Banburyshire Rambles Photo-Journal

Paul Mobbs’ photographic record of his walks around ‘Banburyshire’ and ‘The Irondowns’, and occasionally, as part of his work around Britain, the areas beyond.

Banburyshire’s Ancient Sites:
Lyneham Long Barrow & Portal Stone

A large portal stone stands alone in the field, the scrubby mound beyond shrouding the earthwork of the long-barrow structure, the other portal stones and the chamber robbed over the centuries. A strange location, alone at the fingertip of a promontory of land jutting out into the Evenlode Valley.

Summary for ‘Lyneham Long Barrow & Portal Stone’:

Location: Lyneham, Oxfordshire

    • ‘Barrows, Tumuli, & Earthworks’
    • and ‘Standing Stones & Circles’.

Condition: Badly eroded long barrow, with one single portal stone remaining.

Access: No public access to site.

OS Grid Ref.: SP297211

Further information: Historic England

Walks posts for site:
    • The Anomalous Megalith.

The busy A361 road was roughly the route of The Jurassic Way. Passing the long barrow, it follows the ridge into the Evenlode valley down to the river crossing, rising on the other side of the valley past more ancient burial mounds.

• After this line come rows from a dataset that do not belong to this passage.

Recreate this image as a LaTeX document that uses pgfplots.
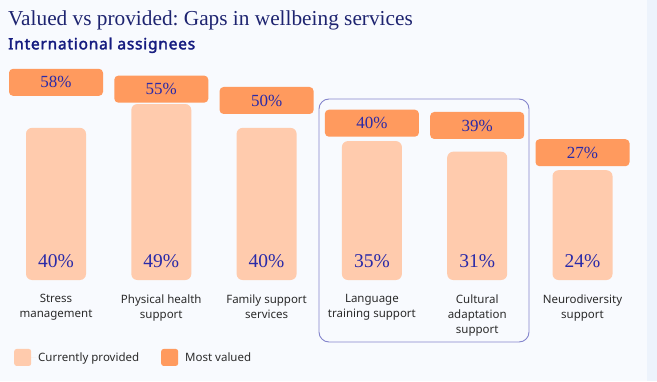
\documentclass[border=0pt]{standalone}
\usepackage{pgfplots}
\pgfplotsset{compat=1.18}
\usepackage{pgfplotstable}
\usepackage{fontspec}
\setmainfont{Noto Sans}
\newfontfamily\subfont{Noto Sans}[FakeBold=2.2, LetterSpace=5]
\newfontfamily\seriffont{Liberation Serif}
\frenchspacing
\definecolor{bg}{HTML}{F8FAFE}
\definecolor{strip}{HTML}{EDF3FC}
\definecolor{peach}{HTML}{FFCBAD}
\definecolor{orng}{HTML}{FF9A5E}
\definecolor{numblue}{HTML}{2A2AA8}
\definecolor{navy}{HTML}{1E2470}
\definecolor{subnavy}{HTML}{161C80}
\definecolor{boxline}{HTML}{8484CC}
\definecolor{labgray}{HTML}{2B2B2B}

\pgfplotstableread{
x prov val
0 40 58
1 49 55
2 40 50
3 35 40
4 31 39
5 24 27
}\datatable

\begin{document}
\begin{tikzpicture}
\useasboundingbox (0,0) rectangle (657pt,381pt);
\fill[bg] (0,0) rectangle (657pt,381pt);
\fill[strip] (647pt,0) rectangle (657pt,381pt);
\node[anchor=base west, inner sep=0, text=navy, font=\seriffont\fontsize{21.3}{25}\selectfont] at (8pt,355pt) {Valued vs provided: Gaps in wellbeing services};
\node[anchor=base west, inner sep=0, text=subnavy, font=\subfont\fontsize{15.5}{18}\selectfont] at (8pt,331.7pt) {International assignees};
\pgfplotsset{base/.style={scale only axis, width=631.8pt, height=220pt, at={(3.35pt,101pt)}, anchor=south west, xmin=-0.5, xmax=5.5, axis line style={draw=none}, major tick length=0pt, ytick=\empty}}
\begin{axis}[base, ymin=5, ymax=88.08, xtick=data,
  xticklabels={{Stress\\management},{Physical health\\support},{Family support\\services},{Language\\training support},{Cultural\\adaptation\\support},{Neurodiversity\\support}},
  xticklabel style={align=center, font=\fontsize{11.5}{15}\selectfont, text=labgray, yshift=-11pt},
  legend style={at={(0.01686,-0.352)}, anchor=west, draw=none, fill=none, legend columns=2, inner sep=0pt, font=\fontsize{11.5}{14}\selectfont, text=labgray, /tikz/every even column/.append style={column sep=20pt}},
  legend cell align=left]
\addplot[ybar, bar width=60pt, fill=peach, draw=none, rounded corners=6pt,
  legend image code/.code={\fill[peach, rounded corners=2.5pt] (0pt,-8.5pt) rectangle (17pt,8.5pt);\path[draw=none] (0pt,0pt) -- (22pt,0pt);}]
  table[x=x, y expr=\thisrow{prov}+22.45]{\datatable};
\addlegendentry{Currently provided}
\addlegendimage{draw=none, legend image code/.code={\fill[orng, rounded corners=2.5pt] (0pt,-8.5pt) rectangle (17pt,8.5pt);\path[draw=none] (0pt,0pt) -- (22pt,0pt);}}
\addlegendentry{Most valued}
\addplot[forget plot, draw=none, mark=none, point meta=explicit symbolic,
  nodes near coords={\pgfplotspointmeta\%},
  every node near coord/.append style={anchor=center, font=\seriffont\fontsize{19.5}{22}\selectfont, text=numblue}]
  table[x=x, y expr=12.29, meta=prov]{\datatable};
\end{axis}
\begin{axis}[base, ymin=-29.07, ymax=67.84, xtick=\empty, clip=false]
\addplot[draw=none, mark=none, point meta=explicit symbolic,
  nodes near coords={\pgfplotspointmeta\%},
  every node near coord/.append style={anchor=center, fill=orng, rounded corners=4pt, minimum width=94pt, minimum height=27pt, inner sep=0pt, text=numblue, font=\seriffont\fontsize{17}{20}\selectfont}]
  table[x=x, y=val, meta=val]{\datatable};
\end{axis}
\draw[boxline, line width=0.9pt, rounded corners=10pt] (319pt,39pt) rectangle (529pt,282pt);
\end{tikzpicture}
\end{document}
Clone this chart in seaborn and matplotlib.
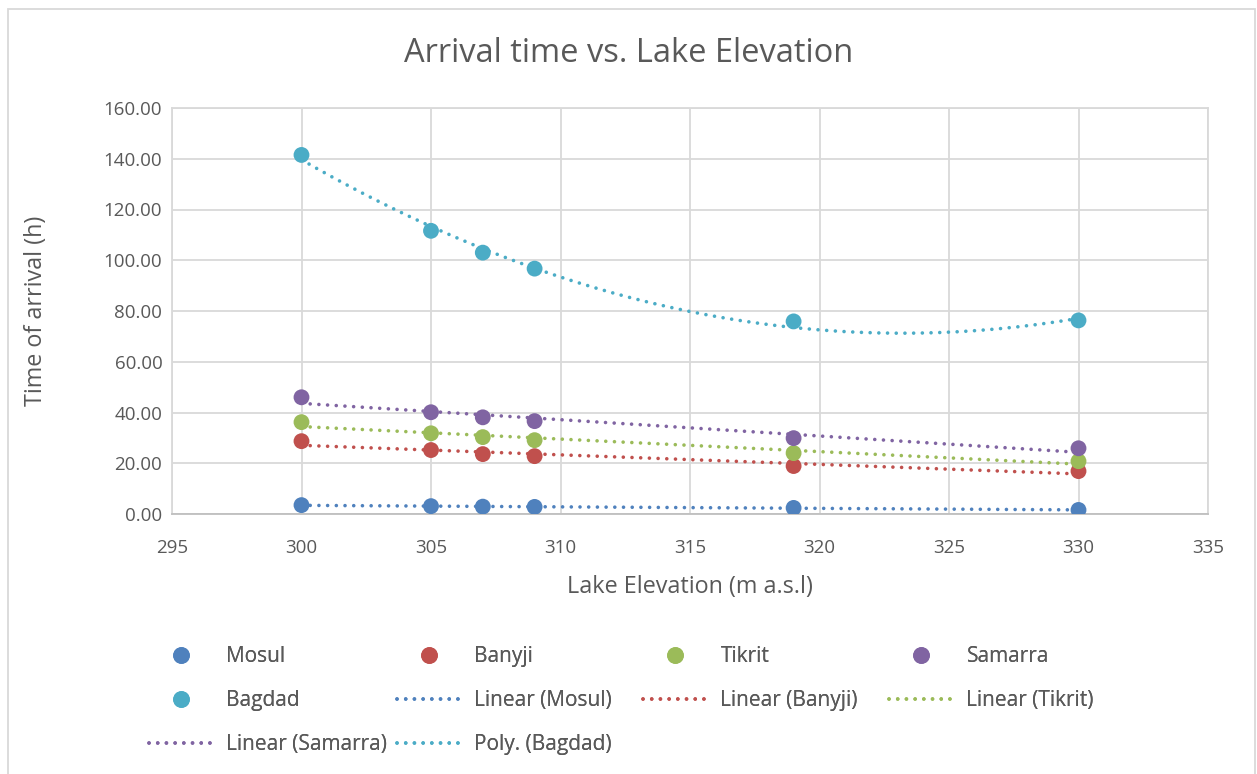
import matplotlib
matplotlib.use("Agg", force=True)
import matplotlib.pyplot as plt
import numpy as np
import pandas as pd
import seaborn as sns
from matplotlib.lines import Line2D
from matplotlib.patches import Rectangle

# lake elevations (m a.s.l) and arrival times (h)
elevation = [300, 305, 307, 309, 319, 330]
mosul = [3.5, 3.1, 2.9, 2.8, 2.4, 1.6]
banyji = [28.7, 25.2, 23.6, 22.8, 18.9, 16.9]
tikrit = [36.2, 31.8, 30.3, 29.1, 24.0, 20.8]
samarra = [46.0, 40.1, 38.1, 36.6, 29.9, 25.9]
bagdad = [141.5, 111.6, 103.0, 96.7, 75.9, 76.3]

cities = ["Mosul", "Banyji", "Tikrit", "Samarra", "Bagdad"]
colors = ["#4F81BD", "#C0504D", "#9BBB59", "#8064A2", "#4BACC6"]
trend_order = [1, 1, 1, 1, 2]  # Bagdad uses a 2nd order polynomial

x_ticks = list(range(295, 340, 5))
y_ticks = list(range(0, 180, 20))

TEXT = "#595959"
GRID = "#D9D9D9"
W, H = 1257, 774

df = pd.DataFrame({"elevation": elevation, "Mosul": mosul, "Banyji": banyji,
                   "Tikrit": tikrit, "Samarra": samarra, "Bagdad": bagdad})
long_df = df.melt(id_vars="elevation", var_name="city", value_name="time")

sns.set_style("white")
plt.rcParams["font.family"] = ["Open Sans", "DejaVu Sans"]

fig = plt.figure(figsize=(W / 100, H / 100), dpi=100)
ax = fig.add_axes([172 / W, 1 - 514 / H, (1208 - 172) / W, (514 - 108) / H])

# trend lines first so the markers sit on top (round dots like Excel's "round dot")
xs = np.linspace(300, 330, 300)
dotted = (0, (0.01, 2.4))
for city, color, order in zip(cities, colors, trend_order):
    coef = np.polyfit(df["elevation"], df[city], order)
    ax.plot(xs, np.polyval(coef, xs), color=color, lw=2.6,
            linestyle=dotted, dash_capstyle="round", zorder=2)

sns.scatterplot(data=long_df, x="elevation", y="time", hue="city",
                palette=dict(zip(cities, colors)), s=130, edgecolor="none",
                legend=False, ax=ax, zorder=3)

ax.set_xlim(295, 335)
ax.set_ylim(0, 160)
ax.set_xticks(x_ticks)
ax.set_yticks(y_ticks)
ax.set_yticklabels([f"{v:.2f}" for v in y_ticks])
ax.grid(True, color=GRID, lw=1.3)
ax.set_axisbelow(True)
for side in ["top", "left", "right"]:
    ax.spines[side].set_color(GRID)
    ax.spines[side].set_linewidth(1.3)
ax.spines["bottom"].set_color("#BFBFBF")
ax.spines["bottom"].set_linewidth(1.3)
ax.tick_params(length=0, labelsize=13.5, colors=TEXT)
ax.tick_params(axis="y", pad=7)
ax.tick_params(axis="x", pad=18)

ax.set_xlabel("Lake Elevation (m a.s.l)", fontsize=16.8, color=TEXT, labelpad=13)
ax.set_ylabel("Time of arrival (h)", fontsize=16.8, color=TEXT, labelpad=40)
fig.text(0.5, 1 - 53 / H, "Arrival time vs. Lake Elevation",
         ha="center", va="center", fontsize=23.5, color=TEXT)

# legend: Excel uses equal-width columns, so one legend per column
def dot(c):
    return Line2D([], [], marker="o", linestyle="none", markersize=11, color=c)

def dash(c):
    return Line2D([], [], color=c, lw=2.6, linestyle=dotted, dash_capstyle="round")

entries = {}
for city, color, order in zip(cities, colors, trend_order):
    entries[city] = dot(color)
    entries[("Poly. " if order == 2 else "Linear ") + f"({city})"] = dash(color)
legend_cols = [["Mosul", "Bagdad", "Linear (Samarra)"],
               ["Banyji", "Linear (Mosul)", "Poly. (Bagdad)"],
               ["Tikrit", "Linear (Banyji)"],
               ["Samarra", "Linear (Tikrit)"]]
col_x = [149, 397, 643, 889]
for labels, x0 in zip(legend_cols, col_x):
    leg = fig.legend([entries[k] for k in labels], labels, loc="upper left",
                     bbox_to_anchor=(x0 / W, 1 - 646 / H), frameon=False,
                     fontsize=15, labelcolor=TEXT, handlelength=3.1,
                     handletextpad=0.62, labelspacing=1.1,
                     borderpad=0, borderaxespad=0)
    fig.add_artist(leg)

# outer chart border
fig.patches.append(Rectangle((8 / W, -0.05), (1255 - 8) / W, 1.05 - 9 / H,
                             transform=fig.transFigure, fill=False,
                             edgecolor=GRID, lw=1.3))

fig.savefig("out.png", dpi=100)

Long barrows are some of the earliest large built structures that remain from Europe’s ‘New’ Stone Age. They are roughly 9,000 to 3,700 years old, and mark the point where society transitioned from a nomadic to a settled existence.

Lyneham is likely to be one of the earliest surviving structures to be built in this area, about 5,000 to perhaps 6,000 years ago (though this site has had little ‘modern’ archaeology performed since the excavations here over a century ago). To put that into context, that’s older than the Egyptian Pyramids!

The long barrows at ‘Wayland's Smithy’ or ‘West Kennet’, and more locally The Whispering Knights and The Hoar Stone, are not really representative. They were ‘restored’ to some extent by eager archaeologists in the late Nineteenth to the mid-Twentieth Century, into an approximation of their state when first constructed.

This site is far more representative of how most un-restored sites survive to the present day. The portal stone is said to have been ‘broken’ in 1923, and reset in the ground the following year. Much of the stone from behind the portal was robbed over the intervening centuries.

Lyneham Long Barrow is a rare survivor of time and the plough, standing then next to what would today be considered a major national highway. It marks a time when the British Isles formed part of a complex pan-European culture, and people freely travelled and traded throughout that area. It shows that however ‘ancient’ we might believe these sites to be, when you look at the lives of the people who built it they were not so different to us.